- Avalanche price formed a hammer candlestick pattern this month.
- It has now surged by more than 30% from the lower side of the hammer.
- Technicals point to a 40% jump in the coming weeks.
Avalanche (AVAX) price has done well in the past few days as demand for the token and its blockchain rises. The AVAX token has jumped in the past four straight days and has moved to its highest point since January 18th. It has soared by more than 31% from its lowest point this month.
Avalanche price surge has coincided with that of Bitcoin, which has rebounded from $38,500 to almost $44,000. Other altcoins like Solana, Cronos, Tron, and Sui prices have also jumped in the past few days.
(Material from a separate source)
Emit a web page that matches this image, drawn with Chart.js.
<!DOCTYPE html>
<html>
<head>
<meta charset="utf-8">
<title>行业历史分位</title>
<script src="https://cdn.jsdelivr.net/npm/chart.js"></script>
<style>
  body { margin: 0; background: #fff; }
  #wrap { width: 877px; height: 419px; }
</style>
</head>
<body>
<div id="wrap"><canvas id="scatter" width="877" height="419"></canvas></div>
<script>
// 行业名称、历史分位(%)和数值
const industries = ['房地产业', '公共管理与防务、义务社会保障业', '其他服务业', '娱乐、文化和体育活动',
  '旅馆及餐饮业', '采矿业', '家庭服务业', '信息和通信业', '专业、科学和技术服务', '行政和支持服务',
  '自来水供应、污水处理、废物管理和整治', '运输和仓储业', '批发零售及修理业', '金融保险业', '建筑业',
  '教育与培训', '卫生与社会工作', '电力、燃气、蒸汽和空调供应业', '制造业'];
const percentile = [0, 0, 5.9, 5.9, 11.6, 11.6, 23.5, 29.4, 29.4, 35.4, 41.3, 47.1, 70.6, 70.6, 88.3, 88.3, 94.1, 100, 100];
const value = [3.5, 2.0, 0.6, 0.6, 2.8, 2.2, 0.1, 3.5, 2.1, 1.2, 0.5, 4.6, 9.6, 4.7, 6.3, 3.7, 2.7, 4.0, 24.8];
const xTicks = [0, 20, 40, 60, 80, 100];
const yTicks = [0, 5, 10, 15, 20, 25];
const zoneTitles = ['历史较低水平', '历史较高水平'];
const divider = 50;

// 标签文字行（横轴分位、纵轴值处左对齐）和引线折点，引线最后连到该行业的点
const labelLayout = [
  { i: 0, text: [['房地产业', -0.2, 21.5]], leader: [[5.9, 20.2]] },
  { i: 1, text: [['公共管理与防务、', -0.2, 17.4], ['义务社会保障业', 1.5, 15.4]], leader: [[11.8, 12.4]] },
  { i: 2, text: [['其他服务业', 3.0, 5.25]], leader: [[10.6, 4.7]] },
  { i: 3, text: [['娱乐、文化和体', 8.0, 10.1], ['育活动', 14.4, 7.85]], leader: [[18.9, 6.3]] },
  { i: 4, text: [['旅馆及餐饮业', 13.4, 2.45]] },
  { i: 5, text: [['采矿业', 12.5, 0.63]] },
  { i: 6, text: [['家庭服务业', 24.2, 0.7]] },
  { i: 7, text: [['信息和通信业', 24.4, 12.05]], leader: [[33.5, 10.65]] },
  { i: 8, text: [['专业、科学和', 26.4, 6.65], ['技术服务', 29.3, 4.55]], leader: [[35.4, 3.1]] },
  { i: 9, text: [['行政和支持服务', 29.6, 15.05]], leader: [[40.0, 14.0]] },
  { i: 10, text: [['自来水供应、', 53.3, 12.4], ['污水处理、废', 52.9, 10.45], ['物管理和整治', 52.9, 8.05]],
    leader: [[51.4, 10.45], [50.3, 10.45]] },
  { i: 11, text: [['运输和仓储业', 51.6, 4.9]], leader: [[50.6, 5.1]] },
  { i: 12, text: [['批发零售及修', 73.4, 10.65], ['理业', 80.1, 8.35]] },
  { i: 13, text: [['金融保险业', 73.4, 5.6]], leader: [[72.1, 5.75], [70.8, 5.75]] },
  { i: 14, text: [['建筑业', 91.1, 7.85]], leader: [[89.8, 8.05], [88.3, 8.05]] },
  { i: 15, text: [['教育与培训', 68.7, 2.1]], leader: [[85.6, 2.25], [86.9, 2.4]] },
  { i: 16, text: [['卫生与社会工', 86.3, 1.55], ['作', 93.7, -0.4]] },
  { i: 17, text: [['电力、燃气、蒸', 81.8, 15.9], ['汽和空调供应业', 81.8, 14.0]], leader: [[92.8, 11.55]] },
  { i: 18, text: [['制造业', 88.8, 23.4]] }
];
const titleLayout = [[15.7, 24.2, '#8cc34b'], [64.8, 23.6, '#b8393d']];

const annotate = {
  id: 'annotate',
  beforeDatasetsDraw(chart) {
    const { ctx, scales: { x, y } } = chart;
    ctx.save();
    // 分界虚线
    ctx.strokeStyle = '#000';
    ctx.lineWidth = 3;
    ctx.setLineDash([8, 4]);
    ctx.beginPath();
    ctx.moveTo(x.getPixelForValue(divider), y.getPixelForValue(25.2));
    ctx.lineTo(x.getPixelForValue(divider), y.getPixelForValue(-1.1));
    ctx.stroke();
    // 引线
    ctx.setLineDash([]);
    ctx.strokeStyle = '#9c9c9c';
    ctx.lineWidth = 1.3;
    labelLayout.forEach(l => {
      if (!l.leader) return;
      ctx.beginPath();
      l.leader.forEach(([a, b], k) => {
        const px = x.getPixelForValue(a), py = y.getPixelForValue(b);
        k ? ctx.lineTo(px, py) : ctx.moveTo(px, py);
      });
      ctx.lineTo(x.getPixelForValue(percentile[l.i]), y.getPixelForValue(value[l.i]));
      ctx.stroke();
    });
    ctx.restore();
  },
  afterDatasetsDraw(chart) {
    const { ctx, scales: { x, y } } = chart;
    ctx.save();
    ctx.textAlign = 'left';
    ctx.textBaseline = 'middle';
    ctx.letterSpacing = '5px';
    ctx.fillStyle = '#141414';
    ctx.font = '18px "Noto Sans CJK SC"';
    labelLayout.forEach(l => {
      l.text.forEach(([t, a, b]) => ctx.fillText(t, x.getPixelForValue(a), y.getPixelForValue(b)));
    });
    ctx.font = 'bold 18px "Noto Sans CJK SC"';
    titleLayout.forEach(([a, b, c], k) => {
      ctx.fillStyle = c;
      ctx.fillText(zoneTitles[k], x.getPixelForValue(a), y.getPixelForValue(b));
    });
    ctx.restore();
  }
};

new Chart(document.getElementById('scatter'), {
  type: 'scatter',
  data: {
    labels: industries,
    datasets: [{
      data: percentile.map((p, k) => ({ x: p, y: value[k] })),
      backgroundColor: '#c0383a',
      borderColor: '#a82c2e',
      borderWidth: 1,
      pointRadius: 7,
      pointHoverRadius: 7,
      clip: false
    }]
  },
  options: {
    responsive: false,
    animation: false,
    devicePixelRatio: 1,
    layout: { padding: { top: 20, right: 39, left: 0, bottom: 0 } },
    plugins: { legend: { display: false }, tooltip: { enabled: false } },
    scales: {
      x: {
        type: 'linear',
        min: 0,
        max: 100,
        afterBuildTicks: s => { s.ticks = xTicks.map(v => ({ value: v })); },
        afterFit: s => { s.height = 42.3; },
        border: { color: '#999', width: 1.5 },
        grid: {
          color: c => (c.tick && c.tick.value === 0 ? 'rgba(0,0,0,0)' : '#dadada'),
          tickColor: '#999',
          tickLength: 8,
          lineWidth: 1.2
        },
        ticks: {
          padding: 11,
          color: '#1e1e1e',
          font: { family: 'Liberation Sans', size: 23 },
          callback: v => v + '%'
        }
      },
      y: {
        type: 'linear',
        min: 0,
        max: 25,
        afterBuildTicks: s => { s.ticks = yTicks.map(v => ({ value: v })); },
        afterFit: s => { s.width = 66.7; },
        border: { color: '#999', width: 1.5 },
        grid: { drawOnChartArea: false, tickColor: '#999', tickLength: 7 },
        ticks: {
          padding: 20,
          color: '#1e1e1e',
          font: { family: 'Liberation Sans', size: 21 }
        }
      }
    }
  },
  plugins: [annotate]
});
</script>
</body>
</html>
It has also coincided with the ongoing inflows into Avalanche’s DeFi ecosystem. Data by DeFi Llama shows that the Total Value Locked (TVL) in Avalanche has surged by more than 22% in the past seven days to over $875 million, making it the 6th biggest network in the world. Only Ethereum, Tron, BNB, Arbitrum, and Solana are bigger.
Notably, the amount of stablecoins in Avalanche has continued rising in the past few months. They now stand at more than $1.1 billion. This is notable since stablecoins are the currencies that power the blockchain industry. As such, a high stablecoin figure means that the network is getting more active.
Avalanche price forecast
Turning to the daily chart, we see that the AVAX price formed a hammer pattern on January 23rd. In price action analysis, this is one of the most bullish patterns in the market. And true to that, Avalanche has jumped sharply since the hammer formed.
Avalanche price has also jumped above the 38.2% Fibonacci Retracement level, which is a bullish sigm. Further, the coin has risen to the first support level of the Andrews Pitchfork tool, which is a positive sign.
Most importantly, AVAX price has crossed the 50-day Exponential Moving Average (EMA) and the Ichimoku cloud. Therefore, the outlook for the Avalanche price is bullish, with the next price to watch being the December high of $50, which is about 40% above the current level. A drop below the lower side of the hammer at $27.8 will invalidate the bullish view.